[Charts and diagrams as code]
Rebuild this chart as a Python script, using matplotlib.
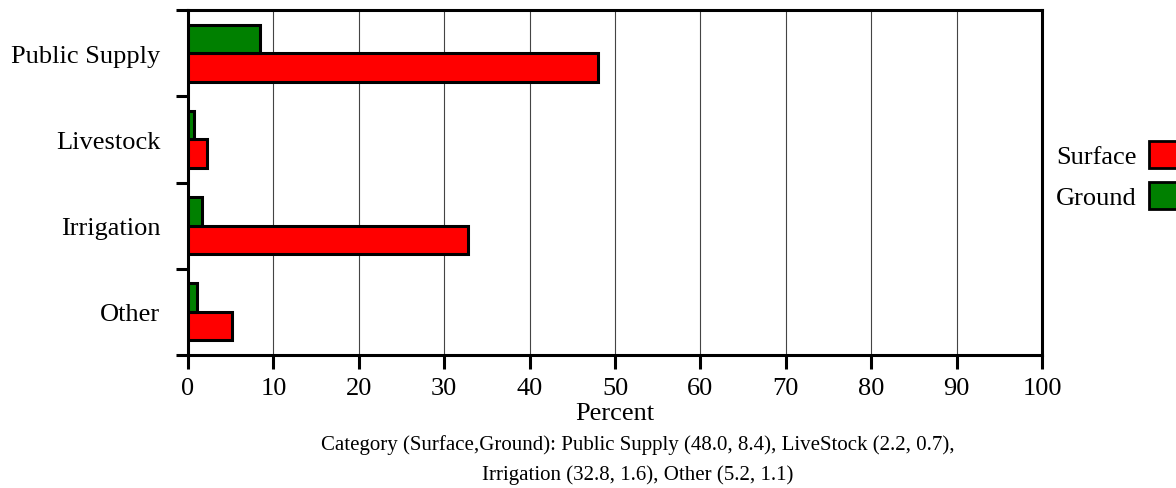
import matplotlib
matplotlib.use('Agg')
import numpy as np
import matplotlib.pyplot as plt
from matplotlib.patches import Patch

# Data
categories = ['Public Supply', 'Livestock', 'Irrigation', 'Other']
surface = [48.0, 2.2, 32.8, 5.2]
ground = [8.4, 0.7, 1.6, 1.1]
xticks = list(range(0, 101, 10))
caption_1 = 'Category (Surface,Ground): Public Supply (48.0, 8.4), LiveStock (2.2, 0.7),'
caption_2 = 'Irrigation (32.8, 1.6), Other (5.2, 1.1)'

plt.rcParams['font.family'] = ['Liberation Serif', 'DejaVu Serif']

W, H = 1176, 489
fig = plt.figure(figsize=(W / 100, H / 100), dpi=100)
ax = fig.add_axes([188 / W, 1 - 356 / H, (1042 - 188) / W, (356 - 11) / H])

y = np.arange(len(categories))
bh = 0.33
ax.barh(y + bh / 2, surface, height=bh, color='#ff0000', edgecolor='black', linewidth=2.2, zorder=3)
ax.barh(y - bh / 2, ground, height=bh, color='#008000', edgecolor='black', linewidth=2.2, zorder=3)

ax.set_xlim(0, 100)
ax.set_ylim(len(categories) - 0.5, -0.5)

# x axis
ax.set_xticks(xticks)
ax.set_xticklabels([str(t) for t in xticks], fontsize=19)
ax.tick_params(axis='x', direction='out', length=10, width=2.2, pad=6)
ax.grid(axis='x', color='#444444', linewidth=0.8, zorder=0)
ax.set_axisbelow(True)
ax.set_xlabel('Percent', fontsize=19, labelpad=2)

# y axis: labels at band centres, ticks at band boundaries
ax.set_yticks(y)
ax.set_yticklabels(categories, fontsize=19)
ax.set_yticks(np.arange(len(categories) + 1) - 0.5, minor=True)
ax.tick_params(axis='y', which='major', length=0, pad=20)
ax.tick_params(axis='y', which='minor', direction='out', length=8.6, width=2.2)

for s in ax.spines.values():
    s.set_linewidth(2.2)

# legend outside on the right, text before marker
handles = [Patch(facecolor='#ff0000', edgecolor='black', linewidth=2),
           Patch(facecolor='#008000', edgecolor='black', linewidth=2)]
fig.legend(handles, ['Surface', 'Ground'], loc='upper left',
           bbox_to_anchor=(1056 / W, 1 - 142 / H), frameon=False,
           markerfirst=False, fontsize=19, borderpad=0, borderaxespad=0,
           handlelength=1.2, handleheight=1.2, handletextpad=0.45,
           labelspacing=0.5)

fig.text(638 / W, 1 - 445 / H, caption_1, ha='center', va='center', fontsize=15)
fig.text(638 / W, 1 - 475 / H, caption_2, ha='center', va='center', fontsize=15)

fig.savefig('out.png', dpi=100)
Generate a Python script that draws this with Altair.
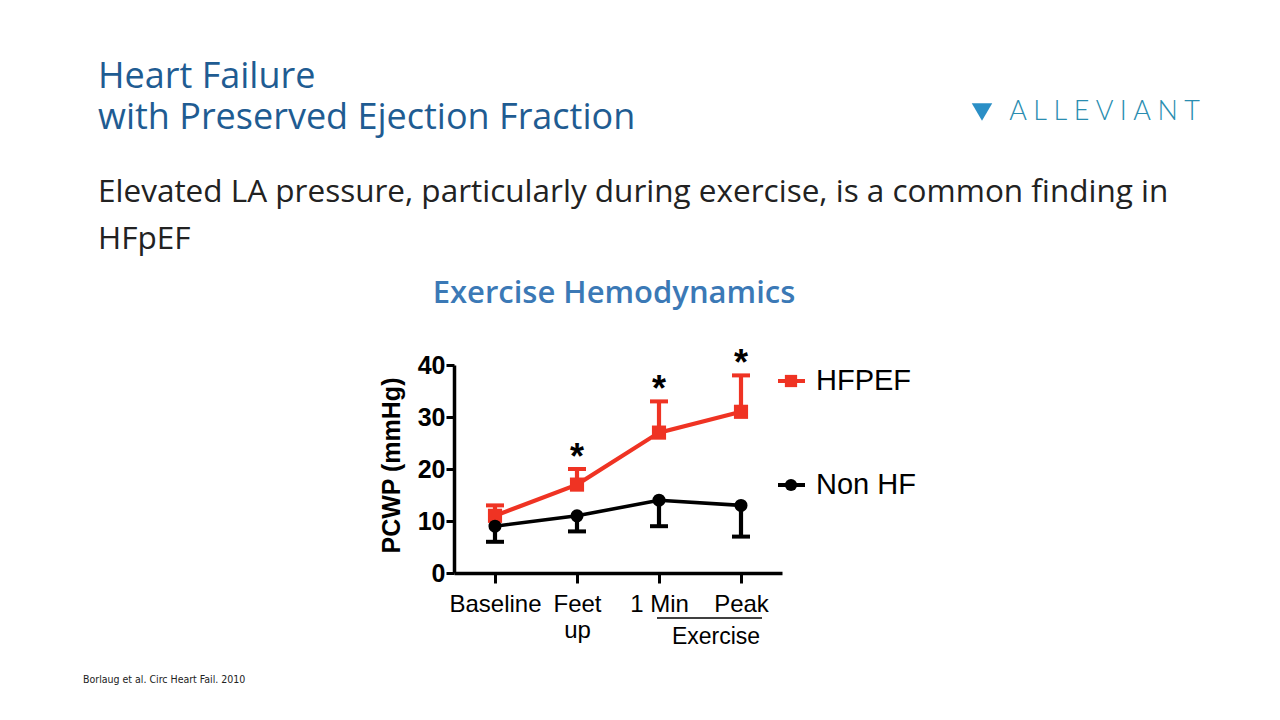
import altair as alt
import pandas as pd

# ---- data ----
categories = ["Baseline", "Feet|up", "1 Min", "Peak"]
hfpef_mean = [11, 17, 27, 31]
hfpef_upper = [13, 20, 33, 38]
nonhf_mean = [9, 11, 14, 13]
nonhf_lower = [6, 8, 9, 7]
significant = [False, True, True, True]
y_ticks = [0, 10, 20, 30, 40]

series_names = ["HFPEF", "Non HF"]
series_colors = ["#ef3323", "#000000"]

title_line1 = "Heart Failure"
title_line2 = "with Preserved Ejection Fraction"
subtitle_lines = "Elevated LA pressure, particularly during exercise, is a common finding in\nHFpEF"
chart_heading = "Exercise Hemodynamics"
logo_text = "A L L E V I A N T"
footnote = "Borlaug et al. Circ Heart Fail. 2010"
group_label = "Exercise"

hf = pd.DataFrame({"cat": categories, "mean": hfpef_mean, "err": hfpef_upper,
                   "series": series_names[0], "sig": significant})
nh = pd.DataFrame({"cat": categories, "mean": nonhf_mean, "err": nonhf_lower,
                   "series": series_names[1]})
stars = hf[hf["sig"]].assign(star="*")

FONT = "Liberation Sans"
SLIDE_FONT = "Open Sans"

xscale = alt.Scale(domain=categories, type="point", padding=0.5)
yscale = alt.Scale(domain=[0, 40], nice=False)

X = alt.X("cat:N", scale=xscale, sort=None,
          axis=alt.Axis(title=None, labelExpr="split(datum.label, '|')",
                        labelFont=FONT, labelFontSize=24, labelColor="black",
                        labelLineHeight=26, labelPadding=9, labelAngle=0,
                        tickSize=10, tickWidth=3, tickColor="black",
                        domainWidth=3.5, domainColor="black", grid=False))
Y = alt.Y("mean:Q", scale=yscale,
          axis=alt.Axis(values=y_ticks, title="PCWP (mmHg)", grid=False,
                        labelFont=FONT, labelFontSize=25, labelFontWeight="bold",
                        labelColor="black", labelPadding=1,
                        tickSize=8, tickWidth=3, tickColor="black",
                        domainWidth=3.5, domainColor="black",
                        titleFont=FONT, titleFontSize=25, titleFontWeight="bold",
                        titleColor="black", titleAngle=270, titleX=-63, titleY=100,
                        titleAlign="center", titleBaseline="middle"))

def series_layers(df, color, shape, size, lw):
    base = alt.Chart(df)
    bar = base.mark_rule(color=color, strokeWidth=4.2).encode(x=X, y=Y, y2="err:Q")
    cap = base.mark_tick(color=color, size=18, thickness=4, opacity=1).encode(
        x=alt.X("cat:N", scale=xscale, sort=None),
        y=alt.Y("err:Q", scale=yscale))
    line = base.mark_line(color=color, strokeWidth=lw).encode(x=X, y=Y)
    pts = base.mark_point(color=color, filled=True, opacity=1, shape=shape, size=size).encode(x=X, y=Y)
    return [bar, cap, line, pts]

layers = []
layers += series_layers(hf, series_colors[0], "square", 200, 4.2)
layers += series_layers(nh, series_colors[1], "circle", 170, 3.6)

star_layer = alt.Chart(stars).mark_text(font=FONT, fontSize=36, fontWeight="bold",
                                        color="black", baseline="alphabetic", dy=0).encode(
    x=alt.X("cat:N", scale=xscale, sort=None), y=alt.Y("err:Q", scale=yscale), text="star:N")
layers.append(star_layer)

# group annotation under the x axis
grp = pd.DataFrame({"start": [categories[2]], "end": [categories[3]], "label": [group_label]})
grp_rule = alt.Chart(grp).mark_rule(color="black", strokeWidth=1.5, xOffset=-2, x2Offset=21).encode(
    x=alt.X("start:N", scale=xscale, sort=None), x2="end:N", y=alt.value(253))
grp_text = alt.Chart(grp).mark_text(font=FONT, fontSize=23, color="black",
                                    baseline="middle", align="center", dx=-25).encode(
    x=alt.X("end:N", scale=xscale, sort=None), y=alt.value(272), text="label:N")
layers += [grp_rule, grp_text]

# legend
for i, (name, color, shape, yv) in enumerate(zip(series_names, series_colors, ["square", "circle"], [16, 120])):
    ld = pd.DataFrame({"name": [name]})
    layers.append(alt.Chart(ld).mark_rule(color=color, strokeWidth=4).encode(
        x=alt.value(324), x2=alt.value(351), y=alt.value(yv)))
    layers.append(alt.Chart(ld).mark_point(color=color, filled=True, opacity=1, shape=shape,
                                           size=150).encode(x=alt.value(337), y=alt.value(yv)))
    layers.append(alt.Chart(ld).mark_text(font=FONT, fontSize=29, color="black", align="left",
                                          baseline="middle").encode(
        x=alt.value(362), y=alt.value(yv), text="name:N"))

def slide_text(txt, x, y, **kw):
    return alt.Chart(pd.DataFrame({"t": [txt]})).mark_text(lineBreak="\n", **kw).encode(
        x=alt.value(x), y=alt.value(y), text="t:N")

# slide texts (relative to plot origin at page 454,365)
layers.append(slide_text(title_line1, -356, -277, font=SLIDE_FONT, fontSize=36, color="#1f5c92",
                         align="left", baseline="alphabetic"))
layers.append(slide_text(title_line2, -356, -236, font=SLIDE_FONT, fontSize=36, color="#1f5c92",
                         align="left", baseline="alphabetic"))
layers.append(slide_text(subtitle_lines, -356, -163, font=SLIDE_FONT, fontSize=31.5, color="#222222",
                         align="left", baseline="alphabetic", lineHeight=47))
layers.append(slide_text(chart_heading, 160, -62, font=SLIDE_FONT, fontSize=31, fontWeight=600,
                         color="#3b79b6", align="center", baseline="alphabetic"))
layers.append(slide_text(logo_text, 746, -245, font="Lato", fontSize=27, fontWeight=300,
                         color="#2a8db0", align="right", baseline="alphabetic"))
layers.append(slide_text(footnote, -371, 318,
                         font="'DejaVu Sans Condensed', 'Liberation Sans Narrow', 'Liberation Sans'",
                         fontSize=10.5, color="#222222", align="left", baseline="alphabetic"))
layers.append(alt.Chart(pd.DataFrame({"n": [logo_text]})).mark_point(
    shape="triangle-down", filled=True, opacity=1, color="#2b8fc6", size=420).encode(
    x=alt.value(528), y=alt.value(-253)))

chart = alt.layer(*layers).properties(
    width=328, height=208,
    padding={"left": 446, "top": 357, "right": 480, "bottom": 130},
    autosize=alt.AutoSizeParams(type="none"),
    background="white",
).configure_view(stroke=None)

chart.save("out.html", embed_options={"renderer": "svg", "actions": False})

[EXERCISE GOAL] Every line from the top of the entries through the line that holds "ax.set_ylim(len(categories) - 0.5, -0.5)" is to be quoted exactly, please, and nothing else; omit the pictures.

[FINAL ANSWER]
Rebuild this chart as a Python script, using matplotlib.
import matplotlib
matplotlib.use('Agg')
import numpy as np
import matplotlib.pyplot as plt
from matplotlib.patches import Patch

# Data
categories = ['Public Supply', 'Livestock', 'Irrigation', 'Other']
surface = [48.0, 2.2, 32.8, 5.2]
ground = [8.4, 0.7, 1.6, 1.1]
xticks = list(range(0, 101, 10))
caption_1 = 'Category (Surface,Ground): Public Supply (48.0, 8.4), LiveStock (2.2, 0.7),'
caption_2 = 'Irrigation (32.8, 1.6), Other (5.2, 1.1)'

plt.rcParams['font.family'] = ['Liberation Serif', 'DejaVu Serif']

W, H = 1176, 489
fig = plt.figure(figsize=(W / 100, H / 100), dpi=100)
ax = fig.add_axes([188 / W, 1 - 356 / H, (1042 - 188) / W, (356 - 11) / H])

y = np.arange(len(categories))
bh = 0.33
ax.barh(y + bh / 2, surface, height=bh, color='#ff0000', edgecolor='black', linewidth=2.2, zorder=3)
ax.barh(y - bh / 2, ground, height=bh, color='#008000', edgecolor='black', linewidth=2.2, zorder=3)

ax.set_xlim(0, 100)
ax.set_ylim(len(categories) - 0.5, -0.5)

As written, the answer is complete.